Yours might too. Across the nine domains they measure, Cognassist (who assessed me) estimate that less than 10 per cent of people sit in the ‘average’ cognitive profile range. This suggests that places of work and learning that aren’t assessing for neurodiversity are potentially letting many people down and missing out on many talents.

I loved school and I thrived in many ways – but none of them academic. I had detentions on a weekly basis for my spelling, and I left without an O level to my name. In reality, I was being punished for something I never stood a chance of excelling at. I just got used to people thinking I wouldn’t amount to much.

Of course, neurodiversity and its associated conditions such as dyslexia, autism, ADHD, and dyspraxia weren’t really recognised back then. We’ve come a long way since. Some brilliant work is happening across education, but there’s still so much more we could do.  
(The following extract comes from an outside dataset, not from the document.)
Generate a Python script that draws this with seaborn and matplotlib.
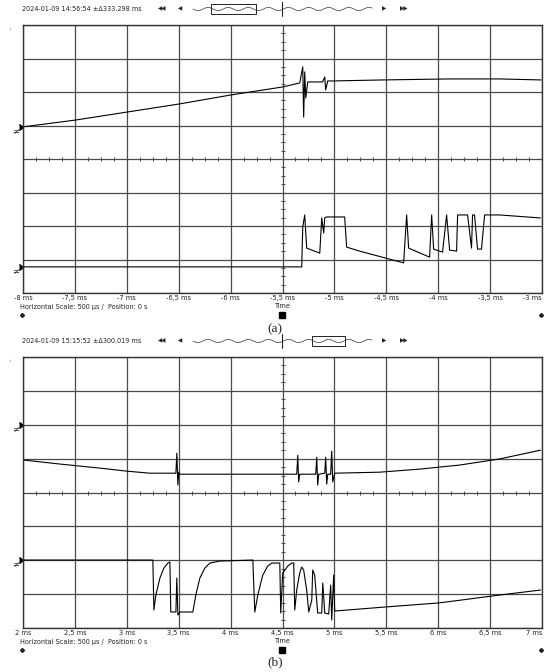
import numpy as np
import pandas as pd
import matplotlib.pyplot as plt
import seaborn as sns
from matplotlib.ticker import MultipleLocator

# ---- data (time in ms, level in screen divisions 0..8) ----
a_ch1_t = [-8.0, -7.5, -7.0, -6.5, -6.0, -5.5, -5.334, -5.305, -5.296, -5.286, -5.276,
           -5.257, -5.113, -5.093, -5.084, -5.064, -5.016, -4.535, -3.89, -3.41, -3.01]
a_ch1_v = [4.96, 5.16, 5.40, 5.64, 5.91, 6.15, 6.27, 6.75, 5.25, 6.6, 5.82,
           6.30, 6.30, 6.45, 6.06, 6.33, 6.33, 6.36, 6.39, 6.39, 6.36]

a_ch2_t = [-8.0, -5.315, -5.305, -5.286, -5.267, -5.141, -5.122, -5.103, -5.093, -5.074,
           -4.901, -4.882, -4.757, -4.612, -4.468, -4.333, -4.304, -4.285, -4.083, -4.063,
           -4.044, -3.958, -3.919, -3.890, -3.823, -3.813, -3.717, -3.679, -3.669, -3.650,
           -3.621, -3.583, -3.553, -3.409, -3.015]
a_ch2_v = [0.78, 0.78, 1.97, 2.33, 1.34, 1.19, 2.24, 1.79, 2.24, 2.27,
           2.27, 1.37, 1.25, 1.13, 1.01, 0.90, 2.33, 1.34, 1.07, 2.33,
           1.31, 1.22, 2.33, 1.28, 1.25, 2.33, 2.33, 1.34, 2.33, 2.33,
           1.31, 1.31, 2.33, 2.33, 2.24]

b_ch1_t = [2.0, 2.356, 2.741, 3.001, 3.222, 3.473, 3.482, 3.492, 3.501, 3.511, 3.992,
           4.637, 4.647, 4.656, 4.666, 4.820, 4.830, 4.839, 4.849, 4.907, 4.916, 4.926,
           4.936, 4.964, 4.974, 4.984, 5.003, 5.436, 5.821, 6.206, 6.591, 6.986]
b_ch1_v = [4.96, 4.84, 4.72, 4.63, 4.57, 4.57, 5.16, 4.22, 4.60, 4.54, 4.54,
           4.54, 5.10, 4.31, 4.54, 4.54, 5.04, 4.22, 4.54, 4.57, 5.04, 4.25,
           4.54, 4.54, 5.22, 4.31, 4.57, 4.60, 4.69, 4.81, 4.99, 5.25]

b_ch2_t = [2.0, 3.251, 3.261, 3.280, 3.319, 3.357, 3.396, 3.415, 3.424, 3.473, 3.482,
           3.492, 3.511, 3.636, 3.665, 3.704, 3.752, 3.800, 3.896, 4.214, 4.233, 4.262,
           4.310, 4.358, 4.397, 4.474, 4.483, 4.502, 4.551, 4.589, 4.608, 4.618, 4.637,
           4.666, 4.685, 4.704, 4.733, 4.753, 4.782, 4.791, 4.810, 4.839, 4.878, 4.888,
           4.907, 4.945, 4.964, 4.974, 4.993, 5.003, 5.484, 5.994, 6.225, 6.591, 6.986]
b_ch2_v = [2.006, 2.006, 0.531, 0.973, 1.475, 1.770, 1.917, 1.947, 0.472, 0.472, 1.475,
           0.383, 0.472, 0.472, 0.973, 1.475, 1.770, 1.917, 1.976, 2.006, 0.472, 0.973,
           1.563, 1.829, 1.917, 1.917, 0.442, 1.622, 1.829, 1.917, 1.917, 0.531, 1.121,
           1.622, 1.799, 1.711, 1.121, 0.472, 0.826, 1.711, 1.563, 0.442, 0.442, 1.327,
           0.442, 0.413, 1.268, 0.236, 1.563, 0.501, 0.619, 0.737, 0.826, 0.973, 1.121]

panels = [
    dict(t0=-8.0, t1=-3.0, ch1=(a_ch1_t, a_ch1_v), ch2=(a_ch2_t, a_ch2_v),
         stamp="2024-01-09 14:56:54 ±Δ333.298 ms", box=(211, 256), caption="(a)",
         gnd=[4.96, 0.78], top=25, bottom=293),
    dict(t0=2.0, t1=7.0, ch1=(b_ch1_t, b_ch1_v), ch2=(b_ch2_t, b_ch2_v),
         stamp="2024-01-09 15:15:52 ±Δ300.019 ms", box=(312, 345), caption="(b)",
         gnd=[6.0, 2.0], top=357, bottom=628),
]

sns.set_theme(style="white")
plt.rcParams['font.family'] = ['DejaVu Sans']

W, H = 550, 672
fig = plt.figure(figsize=(W / 100, H / 100), dpi=100)
# overlay in pixel coordinates for the scope decorations
deco = fig.add_axes([0, 0, 1, 1], zorder=-1)
deco.set_xlim(0, W)
deco.set_ylim(H, 0)
deco.axis('off')

grid_col = '#4a4a4a'
txt_col = '#222222'


def fmt_ms(v):
    s = f"{v:g}".replace('.', ',')
    return f"{s} ms"


for p in panels:
    left, right = 23, 542
    ax = fig.add_axes([left / W, 1 - p['bottom'] / H, (right - left) / W,
                       (p['bottom'] - p['top']) / H])
    ax.set_xlim(p['t0'], p['t1'])
    ax.set_ylim(0, 8)
    ticks = np.arange(p['t0'], p['t1'] + 1e-9, 0.5)
    ax.set_xticks(ticks, [fmt_ms(t) for t in ticks])
    ax.yaxis.set_major_locator(MultipleLocator(1))
    ax.grid(True, color=grid_col, lw=0.9)
    ax.set_yticklabels([])
    ax.tick_params(axis='x', labelsize=4.8, pad=1.5, length=0, colors=txt_col)
    ax.tick_params(axis='y', length=0)
    ax.get_xticklabels()[-1].set_ha('right')
    for sp in ax.spines.values():
        sp.set_color('#333333')
        sp.set_linewidth(1.0)

    # minor ticks on the centre cross
    tc = (p['t0'] + p['t1']) / 2
    xt = np.arange(p['t0'], p['t1'] + 1e-9, 0.125)
    ax.plot(xt, np.full_like(xt, 4.0), ls='none', marker='|', ms=3, mew=0.7, color=grid_col)
    yt = np.arange(0, 8.01, 0.25)
    ax.plot(np.full_like(yt, tc), yt, ls='none', marker='_', ms=3, mew=0.7, color=grid_col)

    for t, v in (p['ch1'], p['ch2']):
        df = pd.DataFrame({'t': t, 'v': v})
        sns.lineplot(data=df, x='t', y='v', ax=ax, sort=False, estimator=None,
                     color='black', lw=0.8)
    ax.set_xlabel('')
    ax.set_ylabel('')

    # ground reference markers on the left
    for g in p['gnd']:
        ax.plot([p['t0']], [g], marker=5, ms=4, color='black', clip_on=False)
        ax.text(p['t0'], g, '≠ ', ha='right', va='top', fontsize=6, color=txt_col)

    top, bot = p['top'], p['bottom']
    # header
    hy = top - 16
    deco.text(22, hy, p['stamp'], fontsize=4.7, va='center', ha='left', color=txt_col)
    deco.text(162, hy, '◀◀', fontsize=4, va='center', ha='center', color=txt_col)
    deco.text(180, hy, '◀', fontsize=4, va='center', ha='center', color=txt_col)
    deco.text(384, hy, '▶', fontsize=4, va='center', ha='center', color=txt_col)
    deco.text(404, hy, '▶▶', fontsize=4, va='center', ha='center', color=txt_col)
    wx = np.linspace(193, 372, 600)
    deco.plot(wx, hy + 1.6 * np.sin((wx - 193) / 3.2), color='#333333', lw=0.5)
    b0, b1 = p['box']
    deco.add_patch(plt.Rectangle((b0, hy - 5), b1 - b0, 10, fill=False,
                                 ec=txt_col, lw=0.7))
    deco.plot([282, 282], [hy - 7, hy + 7], color=txt_col, lw=0.8)
    deco.text(8, top + 4, '›', fontsize=5, color='#999999', va='center')

    # footer
    deco.text(282, bot + 13, 'Time', fontsize=4.7, ha='center', va='center', color=txt_col)
    deco.text(20, bot + 14, 'Horizontal Scale: 500 µs /  Position: 0 s', fontsize=4.7,
              ha='left', va='center', color=txt_col)
    deco.plot([22], [bot + 22], marker='D', ms=2, color=txt_col)
    deco.plot([282], [bot + 22], marker='s', ms=4.5, color='black')
    deco.plot([541], [bot + 22], marker='D', ms=2, color=txt_col)
    deco.text(275, bot + 36 if p['caption'] == '(a)' else bot + 34, p['caption'],
              fontsize=9.5, ha='center', va='center', family='Liberation Serif')

# small corner markers
deco.text(540, 289, '↱', fontsize=6, ha='center', va='center', color=txt_col)
deco.text(27, 623, '↰', fontsize=6, ha='center', va='center', color=txt_col)

fig.savefig('out.png', dpi=100)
When I left school at 16, I went to college. It was transformative. Finally, I was given the chance to learn in a different way – a heavily practical way that really suited me. I started to thrive and people started to believe in me.

Think of all the talented, neurodiverse learners that would bubble to the surface

A pivotal moment came for me a few years later, when one of my tutors suggested I should teach. It was the first time that I’d felt I had something to offer an education setting. Another year later, I became the youngest lecturer ever to have worked at Walsall College. My career since has spanned 35 years in further education, and I have taken my own education to masters level.
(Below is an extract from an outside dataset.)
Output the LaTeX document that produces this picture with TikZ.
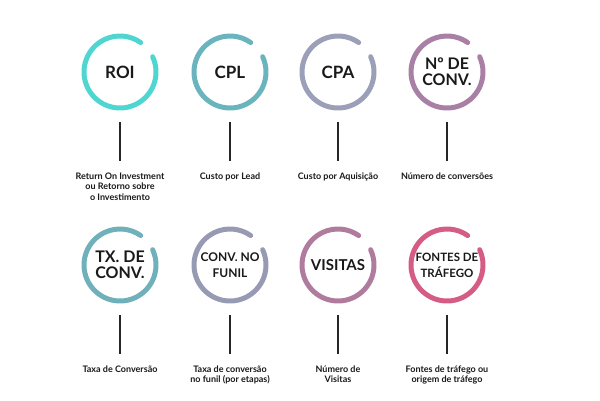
\documentclass[tikz,border=0pt]{standalone}
\usepackage{fontspec}
\setmainfont{Lato}
\usetikzlibrary{calc}
\begin{document}
\begin{tikzpicture}[x=1pt,y=-1pt,
  ring/.style={line width=5pt,line cap=round},
  ttl/.style={font=\bfseries\fontsize{17}{16}\selectfont,align=center,text=black!90},
  lbl/.style={font=\bfseries\fontsize{9}{10.5}\selectfont,align=center,anchor=north,text=black!90},
  stem/.style={line width=1.3pt,black!85}]
\useasboundingbox (0,0) rectangle (600,400);
\def\R{36}
\foreach \x/\y/\c/\t/\l/\n in {
 120/72/4FD6D0/ROI/{Return On Investment\\ou Retorno sobre\\o Investimento}/a,
 230/72/6AB5BD/CPL/{Custo por Lead}/b,
 338/72/9BA0B8/CPA/{Custo por Aquisição}/c,
 447/72/A87FA5/{\fontsize{16}{15}\selectfont Nº DE\\\fontsize{16}{15}\selectfont CONV.}/{Número de conversões}/d,
 120/265/6FB0BB/{\fontsize{16}{15}\selectfont TX. DE\\\fontsize{16}{15}\selectfont CONV.}/{Taxa de Conversão}/e,
 230/265/9899B3/{\fontsize{12}{12}\selectfont CONV. NO\\\fontsize{12}{12}\selectfont FUNIL}/{Taxa de conversão\\no funil (por etapas)}/f,
 338/265/B07C9E/{\fontsize{15}{15}\selectfont VISITAS}/{Número de\\Visitas}/g,
 447/265/D45C85/{\fontsize{11.5}{11.5}\selectfont FONTES DE\\\fontsize{11.5}{11.5}\selectfont TRÁFEGO}/{Fontes de tráfego ou\\origem de tráfego}/h}{
  \definecolor{rc}{HTML}{\c}
  \node[ttl] (t\n) at (\x,\y) {\t};
  \draw[ring,rc] ($(\x,\y)+(-25:\R)$) arc[start angle=-25,end angle=305,radius=\R];
  \coordinate (s\n) at (\x,\y+50);
  \coordinate (e\n) at (\x,\y+89);
  \draw[stem] (s\n) -- (e\n);
  \node[lbl] (l\n) at (\x,\y+97) {\l};
}
\end{tikzpicture}
\end{document}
I was lucky. I found my way. But the fact remains that I was needlessly pushed to the bottom of the academic pile for years. I always had the ability to learn; I just needed the freedom to do it in a different way. How many talented people have fallen by the wayside because they never found their niche in education?

As chief executive of the Skills and Education Group, I am on a mission to ensure education policies and assessment practice become neuro-inclusive. Any policy or practice that is solely built around the assumption that we all learn in the same way is outdated.  
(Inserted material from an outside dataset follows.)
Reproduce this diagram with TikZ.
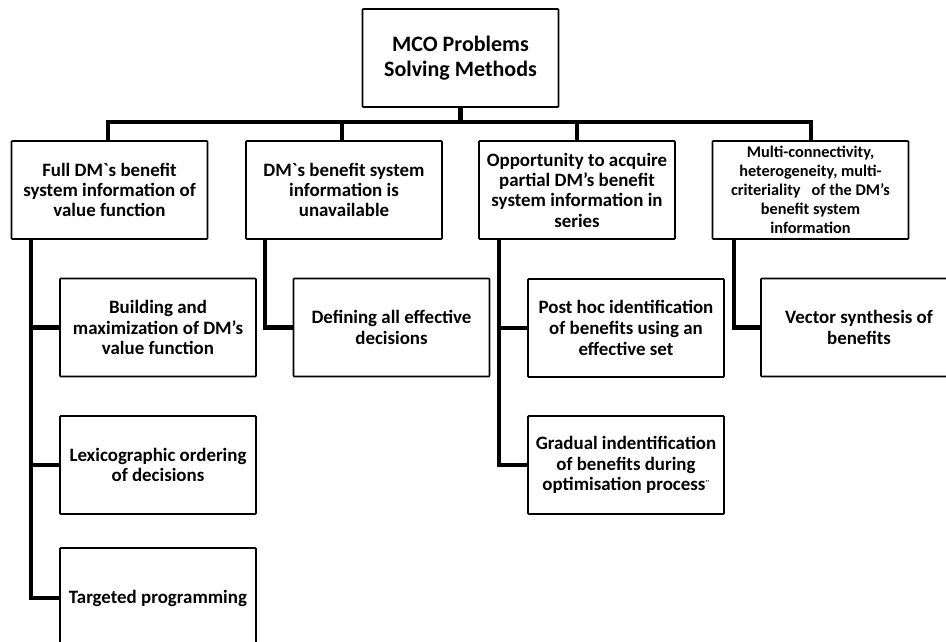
\documentclass[tikz,border=0pt]{standalone}
\usepackage{fontspec}
\newfontfamily\calib{Carlito}
\begin{document}
\begin{tikzpicture}[x=1pt,y=-1pt,
  box/.style={draw=black,line width=1.6pt,rounded corners=0.8pt,fill=white,
    minimum width=196pt,minimum height=98pt,inner sep=1pt,align=center,
    font=\calib\bfseries\fontsize{18.9}{20.3}\selectfont},
  topbox/.style={box,font=\calib\bfseries\fontsize{22}{25.5}\selectfont},
  smallbox/.style={box,font=\calib\bfseries\fontsize{16.3}{19}\selectfont},
  leafbox/.style={box,font=\calib\bfseries\fontsize{18.9}{20.8}\selectfont},
  conn/.style={draw=black,line width=4.2pt}]
\useasboundingbox (0,0) rectangle (946,642);
\clip (0,0) rectangle (946,642);
\fill[white] (0,0) rectangle (946,642);

% top
\node[topbox] (top) at (460.5,58) {MCO Problems\\Solving Methods};

% categories
\node[box] (c1) at (109.5,190) {Full DM`s benefit\\system information of\\value function};
\node[box] (c2) at (344,190) {DM`s benefit system\\information is\\unavailable};
\node[box] (c3) at (577,190) {Opportunity to acquire\\partial DM’s benefit\\system information in\\series};
\node[smallbox] (c4) at (810.5,190) {Multi-connectivity,\\heterogeneity, multi-\\criteriality\ \ \ of the DM’s\\benefit system\\information};

% leaves
\node[leafbox] (l11) at (158,327.5) {Building and\\maximization of DM’s\\value function};
\node[leafbox] (l12) at (158,465) {Lexicographic ordering\\of decisions};
\node[leafbox,minimum height=100pt] (l13) at (158,598) {Targeted programming};
\node[leafbox] (l21) at (391.5,327.5) {Defining all effective\\decisions};
\node[leafbox] (l31) at (626,328) {Post hoc identification\\of benefits using an\\effective set};
\node[leafbox] (l32) at (626,465) {Gradual indentification\\of benefits during\\optimisation process\raisebox{0.4ex}{\fontsize{10}{10}\selectfont ¨}};
\node[leafbox] (l41) at (859,327.5) {Vector synthesis of\\benefits};

% bus
\coordinate (bus) at (0,122);
\draw[conn] (top.south) -- (top.south |- bus);
\draw[conn,line cap=rect] ([xshift=-1.5pt]c1.north |- bus) -- ([xshift=0.5pt]c4.north |- bus);
\draw[conn] ([xshift=-1.5pt]c1.north) -- ([xshift=-1.5pt]c1.north |- bus);
\draw[conn] ([xshift=-2pt]c2.north) -- ([xshift=-2pt]c2.north |- bus);
\draw[conn] (c3.north) -- (c3.north |- bus);
\draw[conn] ([xshift=0.5pt]c4.north) -- ([xshift=0.5pt]c4.north |- bus);

% trunks
\coordinate (t1) at ([xshift=20pt]c1.south west);
\coordinate (t2) at ([xshift=20pt]c2.south west);
\coordinate (t3) at ([xshift=21pt]c3.south west);
\coordinate (t4) at ([xshift=22pt]c4.south west);
\draw[conn,line join=miter] (t1) |- (l13.west);
\draw[conn] (l11.west) -- (l11.west -| t1);
\draw[conn] (l12.west) -- (l12.west -| t1);
\draw[conn,line join=miter] (t2) |- (l21.west);
\draw[conn,line join=miter] (t3) |- (l32.west);
\draw[conn] (l31.west) -- (l31.west -| t3);
\draw[conn,line join=miter] (t4) |- (l41.west);
\end{tikzpicture}
\end{document}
We need to much better educate our teachers about neurodiverse conditions. Pupils can’t thrive on empathy alone; they need teachers who understand what their diagnosis means, the hidden challenges they present and the initiatives they can deploy to help them. We need to identify these conditions earlier, and we must be ready to support learners with them with every step of their journey.

And we need government policy that supports neurodiversity in delivery and assessment as a mainstream issue. Further education has traditionally provided a much more accessible curriculum for many by default. We can’t put this at risk through qualification reform when we should be codifying that inclusiveness and driving it to greater heights.

Colleges are precisely the kind of inclusive environments our whole education system should be learning from, but the sector can’t stop pushing forward. The collaborative networks of neurotypical and neurodiverse students they create are surely leading to a more understanding and accepting society. 

Think of all the talented, neurodiverse learners that would bubble to the surface if that was the educational norm.